For 25 years, the Jones family has owned and operated Wellspring Fisheries in Sharkey County with few setbacks. This year, however, the family has faced numerous unforeseen challenges.
Flood waters are still on the rise in the Mississippi Delta, and Bobby Jones, the co-owner of Wellspring Fisheries, can attest. After experiencing the impact of rising floodwaters for four months now, the Jones family has taken measures to protect their ponds from flooding for the first time in 25 years.
Jones and his family own 102 catfish ponds in Sharkey County, and out of those, 22 have been impacted by floodwaters. Preventative measures to avoid flooding on the fishery have been extensive, but Jones and his crew are still working hard to ensure production continues as normal.

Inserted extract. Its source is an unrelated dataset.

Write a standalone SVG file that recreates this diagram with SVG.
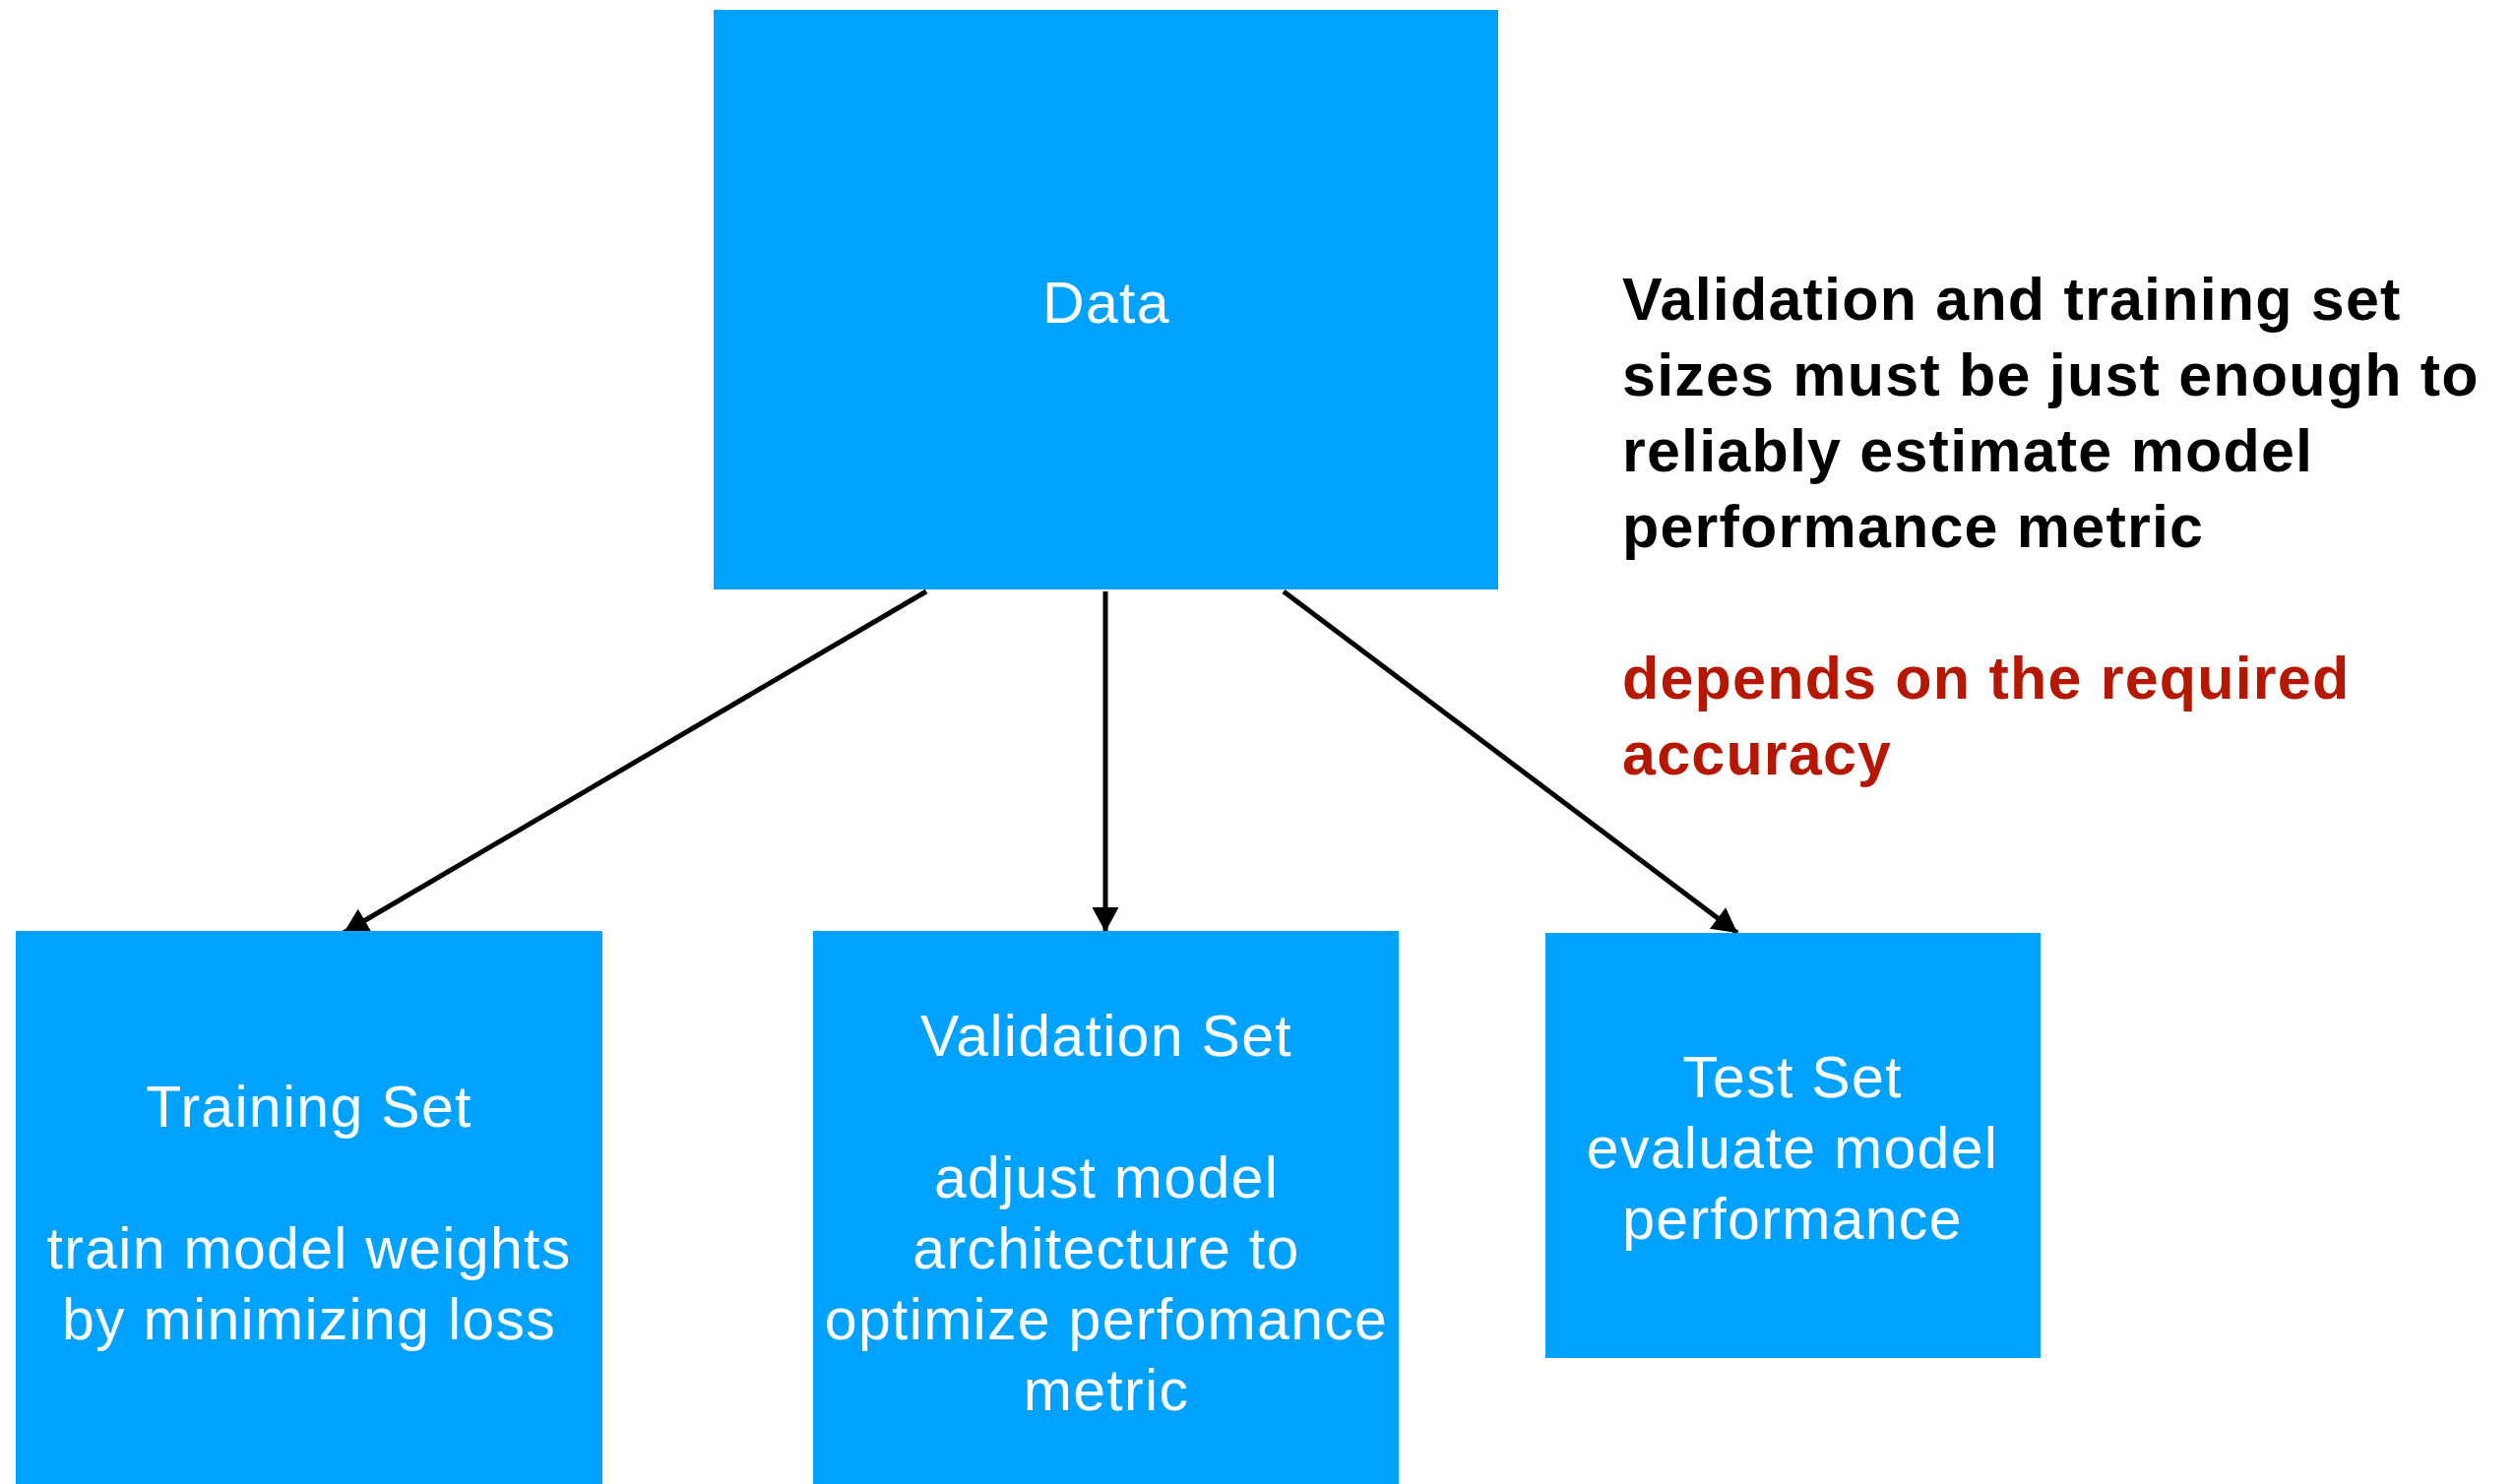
<svg xmlns="http://www.w3.org/2000/svg" width="2555" height="1508" viewBox="0 0 2555 1508">
  <style>
    .box { fill: #00A2FF; }
    .label { font-family: "Liberation Sans", Arial, sans-serif; font-size: 59px; fill: #FFFFFF; text-anchor: middle; letter-spacing: 1.3px; }
    .note { font-family: "Liberation Sans", Arial, sans-serif; font-size: 61px; font-weight: bold; letter-spacing: 1.2px; }
    .edge { stroke: #000000; stroke-width: 5; fill: none; }
  </style>
  <defs>
    <marker id="arrow" markerUnits="userSpaceOnUse" markerWidth="27" markerHeight="27" viewBox="0 0 25 27" refX="25" refY="13.5" orient="auto">
      <path d="M0,0 L25,13.5 L0,27 Z" fill="#000000"/>
    </marker>
  </defs>

  <rect width="2555" height="1508" fill="#FFFFFF"/>

  <g id="connectors">
    <line class="edge" x1="941" y1="601" x2="349" y2="948" marker-end="url(#arrow)"/>
    <line class="edge" x1="1123" y1="601" x2="1123" y2="947" marker-end="url(#arrow)"/>
    <line class="edge" x1="1304" y1="601" x2="1765" y2="948" marker-end="url(#arrow)"/>
  </g>

  <g id="node-data">
    <rect class="box" x="725" y="10" width="797" height="589"/>
    <text class="label" x="1124" y="328">Data</text>
  </g>

  <g id="node-training">
    <rect class="box" x="16" y="946" width="596" height="562"/>
    <text class="label" x="314" y="1145">Training Set</text>
    <text class="label" x="314" y="1289">train model weights</text>
    <text class="label" x="314" y="1361">by minimizing loss</text>
  </g>

  <g id="node-validation">
    <rect class="box" x="826" y="946" width="595" height="562"/>
    <text class="label" x="1124" y="1073">Validation Set</text>
    <text class="label" x="1124" y="1217">adjust model</text>
    <text class="label" x="1124" y="1289">architecture to</text>
    <text class="label" x="1124" y="1361">optimize perfomance</text>
    <text class="label" x="1124" y="1433">metric</text>
  </g>

  <g id="node-test">
    <rect class="box" x="1570" y="948" width="503" height="432"/>
    <text class="label" x="1821" y="1115">Test Set</text>
    <text class="label" x="1821" y="1187">evaluate model</text>
    <text class="label" x="1821" y="1259">performance</text>
  </g>

  <g id="note">
    <text class="note" x="1648" y="325" fill="#000000">Validation and training set</text>
    <text class="note" x="1648" y="402" fill="#000000">sizes must be just enough to</text>
    <text class="note" x="1648" y="479" fill="#000000">reliably estimate model</text>
    <text class="note" x="1648" y="556" fill="#000000">performance metric</text>
    <text class="note" x="1648" y="710" fill="#B51700">depends on the required</text>
    <text class="note" x="1648" y="787" fill="#B51700">accuracy</text>
  </g>
</svg>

“We’ve had to pull levees to increase our exterior levee height to keep water from coming in on us,” Jones said. “We’ve also had to stage on what pond we’re stocking for the baby fish based on where the flood water is and where we think we might get flood water. Overall, our production hasn’t stopped through all of this; it has just been difficult to strategize where we will be placing our baby fish coming out of the hatchery because we don’t want to place them in a pond that will potentially flood.”
The backwater flooding combined with the excessive amount of rainwater from the spring will affect the amount of catfish produced this year. On average, the Jones’s fisheries hatch 75 million fish annually. This year, though, Jones predicts they will be lucky to hatch 50 million. Despite the anticipated drop in production, Jones and his crew are still working hard to care for the fish.
“We haven’t cut back on labor; we’ve actually been working harder and putting in more hours trying to protect our land and our investments,” Jones said.
Jones knows the floodwaters are not just impacting him and his business. He fears the floods are also affecting the row crop farmers, local part stores, restaurants, and many other related businesses, many of which will never recover from the loss experienced during this time.
“Sadly, I don’t see an end in sight,” Jones said. “I believe this will be a major issue for years to come. We need to continue talking to the legislators so we can get the pumps finished.”